The study focuses on whether wind turbine operation modifies boundary layer heights downstream, as observed in the AWAKEN field campaign. It uses and compares multiple methods of determining PBL heights from multiple instruments.
The manuscript is well-structured, with clearly described methods suitable for the investigations. The figures and tables are well-formatted and easy to read. The impact of wind power plants on PBLH aligns with WES's scope. However, I am concerned about better substantiating the manuscript's conclusions.
By the end of filtering out all the available data, only a few samples remain, mainly when stability constraints are applied. I am satisfied with the statistical testing used to compare the means of upstream and downstream PBLH. However, I wonder whether other differences in terrain or mesoscale circulations could be causing the changes in PBLH, which are unrelated to the operation of the wind farms. There are two ways around this. (1) Find periods when the turbines are not operating and verify that the PBL is unchanged in those cases, or (2) find some NWP model output and verify that similar changes in PBLH are not seen in the base (no wind farm) simulations but do appear when the wind farms are included. I don't suggest that you do these runs, but many groups have already run simulations with and without wind farms for the AWAKEN region. The data might already be available in the DOE repository. Of course, (1) will be best, but it might be hard to find enough data. (2) is not proof, but it might substantiate your hypothesis.
I also have a few suggestions for improving the text and figures:
1. I find it strange to call wind farms "wind plants". I would suggest "wind power plants" or "wind farms". But this is just what I am used to.
2. L10-11 "At a site 20 km downstream of the wind plant, these effects are no longer observed, suggesting PBLH has recovered." It is a weird sentence. The PBL has recovered from what?

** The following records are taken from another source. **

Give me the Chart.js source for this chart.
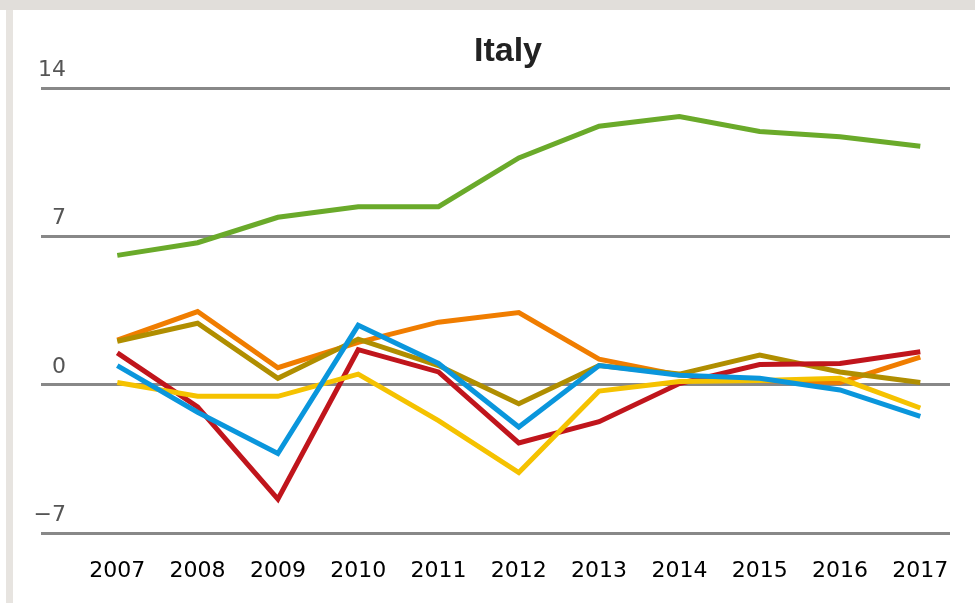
<!DOCTYPE html>
<html>
<head>
<meta charset="utf-8">
<script src="https://cdn.jsdelivr.net/npm/chart.js@4/dist/chart.umd.min.js"></script>
<style>
  html, body { margin: 0; padding: 0; background: #fff; }
  #wrap { width: 975px; height: 603px; }
</style>
</head>
<body>
<div id="wrap"><canvas id="c"></canvas></div>
<script>
// DATA
const years = [2007, 2008, 2009, 2010, 2011, 2012, 2013, 2014, 2015, 2016, 2017];
const yTicks = [-7, 0, 7, 14];

const green  = [6.1, 6.7, 7.9, 8.4, 8.4, 10.7, 12.2, 12.65, 11.95, 11.7, 11.25];
const orange = [2.1, 3.45, 0.8, 2.0, 2.95, 3.4, 1.2, 0.45, 0.2, 0.1, 1.3];
const olive  = [2.05, 2.9, 0.3, 2.15, 0.9, -0.9, 0.9, 0.5, 1.4, 0.6, 0.1];
const red    = [1.5, -1.05, -5.4, 1.65, 0.6, -2.75, -1.75, 0.05, 0.95, 1.0, 1.55];
const blue   = [0.9, -1.3, -3.25, 2.8, 1.0, -2.0, 0.9, 0.45, 0.3, -0.25, -1.5];
const yellow = [0.1, -0.55, -0.55, 0.5, -1.7, -4.15, -0.3, 0.15, 0.2, 0.3, -1.1];

function line(values, color, order) {
    return {
        data: years.map((y, i) => ({x: y, y: values[i]})),
        borderColor: color,
        borderWidth: 5,
        pointRadius: 0,
        tension: 0,
        fill: false,
        order: order
    };
}

// background frame + title + y labels
const decor = {
    id: "decor",
    beforeDraw(chart) {
        const ctx = chart.ctx;
        ctx.save();
        ctx.fillStyle = "#fff";
        ctx.fillRect(0, 0, chart.width, chart.height);
        ctx.fillStyle = "#e1deda";
        ctx.fillRect(0, 0, chart.width, 10);
        ctx.fillStyle = "#e7e4e0";
        ctx.fillRect(6, 10, 7, chart.height - 10);
        ctx.restore();
    },
    afterDraw(chart) {
        const ctx = chart.ctx;
        const ys = chart.scales.y;
        ctx.save();
        ctx.fillStyle = "#222";
        ctx.font = "bold 34px 'Liberation Sans Narrow', 'Arial Narrow', sans-serif";
        ctx.textAlign = "center";
        ctx.textBaseline = "alphabetic";
        ctx.fillText("Italy", 508, 61);

        ctx.fillStyle = "#555";
        ctx.font = "22px 'DejaVu Sans'";
        ctx.textAlign = "right";
        yTicks.forEach(v => {
            const label = v < 0 ? "\u2212" + Math.abs(v) : String(v);
            ctx.fillText(label, 66, ys.getPixelForValue(v) - 12);
        });
        ctx.restore();
    }
};

new Chart(document.getElementById("c"), {
    type: "line",
    data: {
        datasets: [
            line(blue, "#0a96dc", 1),
            line(yellow, "#f5c200", 2),
            line(red, "#c0151c", 3),
            line(olive, "#b08e00", 4),
            line(orange, "#f07d00", 5),
            line(green, "#6aaa2a", 6)
        ]
    },
    options: {
        responsive: true,
        maintainAspectRatio: false,
        animation: false,
        layout: { padding: { left: 41, right: 25, top: 88, bottom: 16 } },
        plugins: {
            legend: { display: false },
            title: { display: false },
            tooltip: { enabled: false }
        },
        scales: {
            x: {
                type: "linear",
                min: 2006.05,
                max: 2017.37,
                afterBuildTicks: axis => { axis.ticks = years.map(v => ({value: v})); },
                afterFit: axis => { axis.height = 54; },
                grid: { display: false, drawTicks: false },
                border: { display: false },
                ticks: {
                    padding: 25,
                    color: "#000",
                    font: { family: "'DejaVu Sans'", size: 22 },
                    maxRotation: 0,
                    autoSkip: false,
                    callback: v => String(v)
                }
            },
            y: {
                min: -7,
                max: 14,
                afterBuildTicks: axis => { axis.ticks = yTicks.map(v => ({value: v})); },
                grid: { color: "#888", lineWidth: 3, drawTicks: false },
                border: { display: false },
                ticks: { display: false }
            }
        }
    },
    plugins: [decor]
});
</script>
</body>
</html>
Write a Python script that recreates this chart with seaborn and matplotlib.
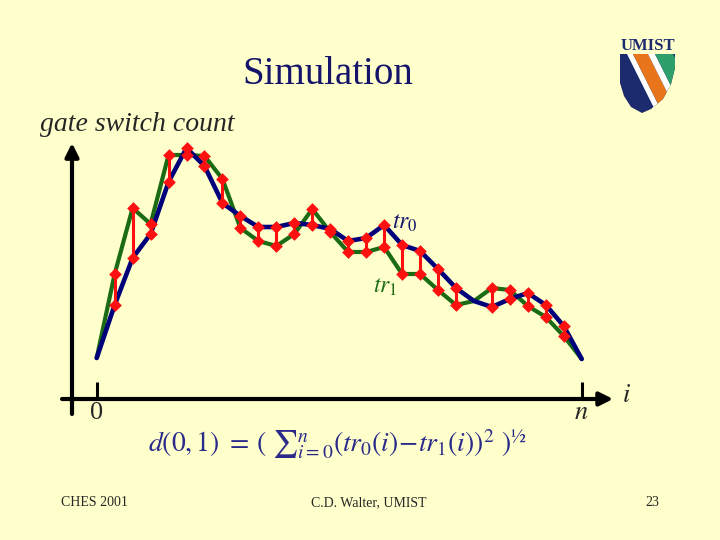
import pandas as pd
import seaborn as sns
import matplotlib.pyplot as plt
from matplotlib.patches import Polygon

# indice de muestra y cuentas de conmutaciones (unidades arbitrarias)
indice = list(range(28))
tr0 = [41, 94, 141, 165, 217, 251, 233, 196, 183, 172, 172, 176, 174, 170,
       158, 161, 174, 154, 148, 130, 111, 98, 92, 100, 106, 94, 73, 40]
tr1 = [41, 125, 191, 175, 244, 244, 243, 220, 171, 158, 153, 165, 190, 167,
       147, 147, 152, 125, 125, 109, 94, 98, 111, 109, 93, 82, 63, 40]
ticks_x = [0, 27]
etiquetas_x = ['0', '$n$']

fondo = '#ffffcc'
azul = '#00007a'
verde = '#1a6b14'
rojo = '#ff1010'
marino = '#14146b'

sns.set_theme(style="white", rc={"axes.facecolor": fondo,
                                 "figure.facecolor": fondo})
plt.rcParams['font.family'] = ['Liberation Serif', 'DejaVu Serif']
plt.rcParams['mathtext.fontset'] = 'stix'

fig = plt.figure(figsize=(7.2, 5.4), dpi=100)
ax = fig.add_axes([60 / 720, 1 - 420 / 540, 580 / 720, 290 / 540])
ax.set_xlim(-2.043, 30.245)
ax.set_ylim(-21, 269)

df = pd.DataFrame({'i': indice, 'tr0': tr0, 'tr1': tr1})

sns.lineplot(data=df, x='i', y='tr1', color=verde, linewidth=3.0, ax=ax, zorder=2)
sns.lineplot(data=df, x='i', y='tr0', color=azul, linewidth=3.3, ax=ax, zorder=3)

dif = df[df['tr0'] != df['tr1']]
ax.vlines(dif['i'], dif['tr0'], dif['tr1'], color=rojo, linewidth=2.2, zorder=4)
puntos = pd.concat([
    dif[['i', 'tr0']].rename(columns={'tr0': 'v'}),
    dif[['i', 'tr1']].rename(columns={'tr1': 'v'}),
])
sns.scatterplot(data=puntos, x='i', y='v', marker='D', s=42, color=rojo,
                linewidth=0, ax=ax, zorder=5)

# ejes con flechas
x_eje = -1.375
flecha = dict(arrowstyle='-|>', lw=3, color='black', mutation_scale=20,
              shrinkA=0, shrinkB=0)
ax.annotate('', xy=(x_eje, 256), xytext=(x_eje, -15), arrowprops=flecha)
ax.annotate('', xy=(28.75, 0), xytext=(-1.93, 0), arrowprops=flecha)

for s in ax.spines.values():
    s.set_visible(False)
ax.spines['bottom'].set_position(('data', 0))
ax.set_xticks(ticks_x, etiquetas_x)
ax.set_yticks([])
ax.tick_params(axis='x', bottom=True, direction='in', length=12, width=2.2,
               color='black', labelsize=19, pad=2)
ax.set_xlabel('')
ax.set_ylabel('')
ax.text(29.5, 3, '$i$', fontsize=19, ha='center', va='center')

ax.text(16.42, 170.7, r'$tr_0$', fontsize=17, color=marino,
        ha='left', va='baseline')
ax.text(15.38, 106, r'$tr_1$', fontsize=17, color=verde,
        ha='left', va='baseline')

# textos de la diapositiva
fig.text(327.5 / 720, 1 - 84.3 / 540, 'Simulation', fontsize=28, color=marino,
         ha='center', va='baseline')
fig.text(40 / 720, 1 - 131 / 540, 'gate switch count', fontsize=20,
         style='italic', ha='left', va='baseline')
fig.text(148 / 720, 1 - 452 / 540,
         r'$d(0,1)\ =\, (\ {\sum}_{i=0}^{n}(tr_0(i)\!-\!tr_1(i))^2\ )^{½}$',
         fontsize=20, color='#2a2a8a', ha='left', va='baseline')
fig.text(94 / 720, 1 - 503 / 540, 'CHES 2001', fontsize=10, ha='center', va='center')
fig.text(369 / 720, 1 - 503 / 540, 'C.D. Walter, UMIST', fontsize=10,
         ha='center', va='center')
fig.text(652 / 720, 1 - 503 / 540, '23', fontsize=10, ha='center', va='center')

# logo
fig.text(648 / 720, 1 - 46 / 540, 'UMIST', fontsize=12, fontweight='bold',
         color='#1c2a6e', ha='center', va='center')
lg = fig.add_axes([620 / 720, 1 - 113 / 540, 55 / 720, 59 / 540])
lg.set_xlim(0, 55)
lg.set_ylim(59, 0)
lg.axis('off')
escudo = Polygon([(0, 0), (55, 0), (55, 14), (51, 30), (43, 45), (31, 55),
                  (22, 59), (11, 53), (4, 42), (0, 29)],
                 closed=True, facecolor='#1c2a6e', edgecolor='none')
lg.add_patch(escudo)
for x0, x1, c in [(7, 13, 'white'), (13, 28, '#e8751a'),
                  (28, 35, 'white'), (35, 53, '#2e9e6a')]:
    banda = Polygon([(x0, 0), (x1, 0), (x1 + 35, 70), (x0 + 35, 70)],
                    closed=True, facecolor=c, edgecolor='none')
    lg.add_patch(banda)
    banda.set_clip_path(escudo)

fig.savefig('out.png', dpi=100, facecolor=fondo)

3. The last sentence of the abstract is very vague: "The results of this investigation show that wind plants can modify the surrounding atmosphere, improving understanding of wind plant–atmosphere interaction that is crucial for model development and validation." This is true for any study. Please be more specific.
4. L24-25: "Furthermore, wind plant wake effects are not vertically confined to the rotor area and can extend well into the planetary boundary layer, " wake effects are in the PBL, so the sentence does not make sense. Please rewrite.
5. L58-59: "The wind plant also lifted the nose height of the nocturnal low-level jet". Again, the wind farms don't lift anything. Please rewrite.
6. L66. "... used WRF with the Fitch..." to "... used the WRF model with the Fitch..."
7. Section 4.1. I am not sure you wrote at what height is the Obukhov length computed. Also, I would suggest that "The Obukhov length, L, is used to determine atmospheric stability. " is replaced by "The Obukhov length, L, is used to stratify the data by stability conditions."
8. In Figures 9, 10, 11, 12, and 17, it isn't easy to see how the distributions have changed. Please add some horizontal lines to make it easier.
9. The equation in L414 is very "ugly". Words are enough, and the equation can be removed.